I'm not going to say I don't need this beak, because I do. I'm also not going to say that I'm looking forward to getting out of New York, because I'm not I've spoken before about how I am unproductive in my parents' home, and that even when I lived there I couldn't work there and I did my best to stay away, either going to my girlfriend's house, or my senior year when she was gone, getting a job. (I put some late nights in at Unos when I really didn't have to...)

I'm going home for a very short time, and every reasonable hour of my few days (read: 11 am to 1 am) is already booked solid with family. (I was volunteered to babysit, it's my brother's birthday, and I'm seeing a Pat Metheny concert with my mother.) I never get anything done -- musical or otherwise -- in that house, and the only redeeming quality to being there (other than family, which has its moments...) is having a full-sized kitchen and a dish-washer, two luxuries my refrigerator box (read: apartment) in Manhattan doesn't have.

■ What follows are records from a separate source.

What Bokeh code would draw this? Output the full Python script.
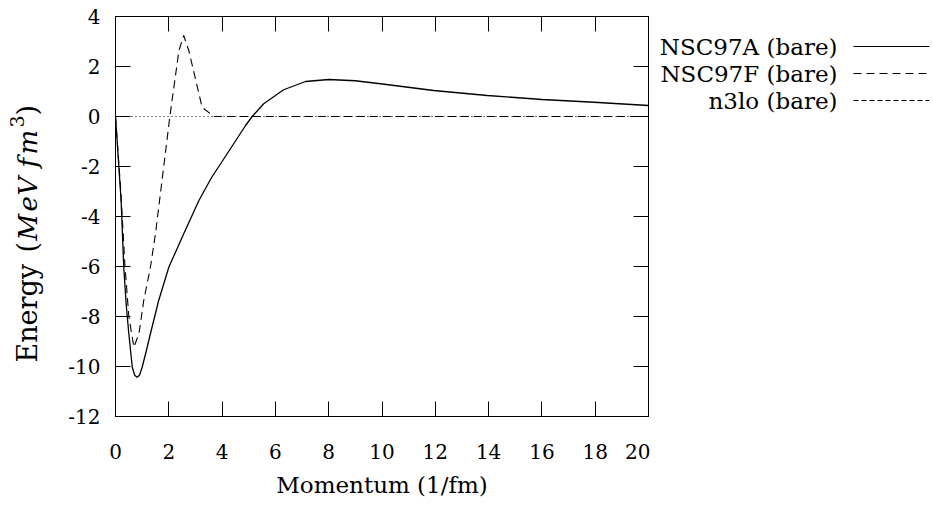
import math

from bokeh.plotting import figure
from bokeh.models import Range1d, LinearAxis, FixedTicker
from bokeh.layouts import row
from bokeh.core.properties import value
from bokeh.embed import file_html
from bokeh.resources import INLINE

# Bare hyperon-nucleon potentials in momentum space
nsc97a_k = [0.0, 0.1, 0.21, 0.31, 0.4, 0.5, 0.63, 0.72, 0.81, 0.9, 1.0, 1.15,
            1.31, 1.62, 2.0, 2.56, 3.13, 3.6, 4.19, 4.88, 5.13, 5.56, 6.31,
            7.13, 8.0, 9.0, 9.94, 11.94, 13.95, 16.01, 17.95, 20.0]
nsc97a_v = [0.0, -1.6, -3.36, -6.03, -7.5, -8.69, -10.03, -10.35, -10.43,
            -10.35, -10.03, -9.4, -8.69, -7.36, -6.03, -4.69, -3.36, -2.45,
            -1.49, -0.36, 0.0, 0.51, 1.07, 1.40, 1.48, 1.43, 1.31, 1.04, 0.84,
            0.68, 0.57, 0.44]

nsc97f_k = [0.0, 0.2, 0.35, 0.5, 0.69, 0.88, 1.06, 1.31, 1.5, 2.04, 2.38,
            2.56, 2.75, 3.25, 3.69, 4.0, 6.0, 8.0, 10.0, 12.0, 14.0, 16.0,
            18.0, 20.0]
nsc97f_v = [0.0, -3.0, -5.9, -8.0, -9.23, -8.69, -7.36, -6.03, -4.69, 0.0,
            2.64, 3.24, 2.64, 0.37, 0.0, 0.0, 0.0, 0.0, 0.0, 0.0, 0.0, 0.0,
            0.0, 0.0]

n3lo_k = [0.0, 2.0, 4.0, 6.0, 8.0, 10.0, 12.0, 14.0, 16.0, 18.0, 20.0]
n3lo_v = [0.0, 0.0, 0.0, 0.0, 0.0, 0.0, 0.0, 0.0, 0.0, 0.0, 0.0]

x_ticks = [0, 2, 4, 6, 8, 10, 12, 14, 16, 18, 20]
y_ticks = [-12, -10, -8, -6, -4, -2, 0, 2, 4]

series_names = ["NSC97A (bare)", "NSC97F (bare)", "n3lo (bare)"]

FONT = "DejaVu Serif"
TICK_SIZE = "20px"
LABEL_SIZE = "23px"
KEY_SIZE = "23px"

WIN_W, WIN_H = 933, 508
TITLE_W = 60                      # panel holding the rotated y title
LEFT, RIGHT, TOP, BOTTOM = 55, 2, 16, 92
FRAME_W, FRAME_H = 533, 400
MAIN_W = LEFT + FRAME_W + RIGHT
KEY_W = WIN_W - TITLE_W - MAIN_W

p = figure(width=MAIN_W, height=WIN_H, x_range=Range1d(0, 20),
           y_range=Range1d(-12, 4), title=None,
           output_backend="svg", toolbar_location=None,
           min_border_left=LEFT, min_border_right=RIGHT,
           min_border_top=TOP, min_border_bottom=BOTTOM)
p.grid.visible = False
p.outline_line_color = "black"
p.outline_line_width = 1
p.background_fill_color = "white"
p.border_fill_color = "white"


def plain_labels(ticks):
    # hyphen-minus labels, e.g. "-12"
    return {t: str(t) for t in ticks}


def style_axis(ax, ticks, show_labels):
    ax.ticker = FixedTicker(ticks=ticks)
    ax.major_tick_in = 15
    ax.major_tick_out = 0
    ax.minor_tick_line_color = None
    ax.axis_line_color = "black"
    ax.major_tick_line_color = "black"
    if show_labels:
        ax.major_label_overrides = plain_labels(ticks)
        ax.major_label_text_font = FONT
        ax.major_label_text_font_size = TICK_SIZE
        ax.major_label_text_color = "black"
    else:
        ax.major_label_overrides = {t: "" for t in ticks}
        ax.major_label_text_color = None
        ax.major_label_standoff = 0


style_axis(p.xaxis[0], x_ticks, True)
p.xaxis[0].major_label_standoff = 27
p.xaxis[0].axis_label = "Momentum (1/fm)"
p.xaxis[0].axis_label_text_font = FONT
p.xaxis[0].axis_label_text_font_size = LABEL_SIZE
p.xaxis[0].axis_label_text_font_style = "normal"
p.xaxis[0].axis_label_text_color = "black"
p.xaxis[0].axis_label_standoff = 10

style_axis(p.yaxis[0], y_ticks, True)
p.yaxis[0].major_label_standoff = 15

top_axis = LinearAxis()
style_axis(top_axis, x_ticks, False)
p.add_layout(top_axis, "above")
right_axis = LinearAxis()
style_axis(right_axis, y_ticks, False)
p.add_layout(right_axis, "right")

# curves
p.line(n3lo_k, n3lo_v, line_color="black", line_width=1, line_dash="1 3")
p.line(nsc97f_k, nsc97f_v, line_color="black", line_width=1.1, line_dash="8 5")
p.line(nsc97a_k, nsc97a_v, line_color="black", line_width=1.3)


def blank_panel(width):
    # side panel whose data units are page pixels (frames in a row share
    # the main plot's top and bottom edges)
    f = figure(width=width, height=WIN_H, x_range=Range1d(0, width),
               y_range=Range1d(TOP + FRAME_H, TOP), title=None,
               x_axis_location=None, y_axis_location=None,
               output_backend="svg", toolbar_location=None,
               min_border=0, min_border_left=0, min_border_right=0,
               min_border_top=TOP, min_border_bottom=BOTTOM)
    f.grid.visible = False
    f.outline_line_color = None
    f.background_fill_color = "white"
    f.border_fill_color = "white"
    return f


# rotated y title: "Energy (MeV fm^3)" with the units in math italic
ytitle = blank_panel(TITLE_W)
BASE = 27
title_parts = [
    # text, start (distance from top), baseline x, size, style
    ("Energy", 362, BASE, "27px", "normal"),
    ("(", 252, BASE, "27px", "normal"),
    ("M", 240, BASE, "26px", "italic"),
    ("e", 211, BASE, "26px", "italic"),
    ("V", 195, BASE, "26px", "italic"),
    ("f", 167, BASE, "26px", "italic"),
    ("m", 154, BASE, "26px", "italic"),
    ("3", 127, BASE - 11, "19px", "normal"),
    (")", 115, BASE, "27px", "normal"),
]
for txt, py, px, size, style in title_parts:
    ytitle.text(x=[px], y=[py], text=[txt], angle=math.pi / 2,
                text_font=value(FONT), text_font_size=value(size),
                text_font_style=value(style), text_color="black",
                text_align="left", text_baseline="alphabetic")

# key to the right of the frame: label then line sample
key = blank_panel(KEY_W)
key_rows = [46.0, 73.0, 100.0]
key_dash = ["solid", "8 5", "5 3"]
text_right = 187
line_x0, line_x1 = 203, 279
for name, ry, dash in zip(series_names, key_rows, key_dash):
    key.text(x=[text_right], y=[ry], text=[name], text_font=value(FONT),
             text_font_size=value(KEY_SIZE), text_align="right",
             text_baseline="middle", text_color="black")
    key.line([line_x0, line_x1], [ry, ry], line_color="black",
             line_width=1.1, line_dash=dash)

layout = row(ytitle, p, key, spacing=0)
with open("out.html", "w") as f:
    f.write(file_html(layout, INLINE))
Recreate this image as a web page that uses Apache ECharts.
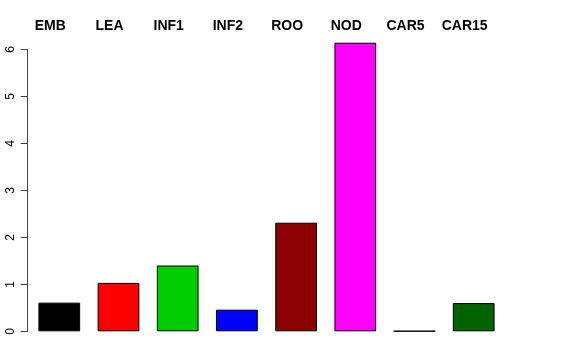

And yet, I'd rather just take a long weekend.

In a weird way, I feel I haven't earned this vacation. I haven't had midterms like all of my friends have, I haven't successfully done anything yet this semester, and I haven't even handed in all of my small assignments that have been due. I've barely kept up on my readings, and I've only missed class for illness, but I still feel this is undeserved.

But the calendar doesn't reward based on accomplishments, it rewards based on a linear concept of time. In a way, it's comforting to know that whether needed or not, the third week of March is my vacation, but that almost makes it worse to know that when I'll need the break and deserve the break, it won't be there.

At least I can stay up until 4:30 every morning!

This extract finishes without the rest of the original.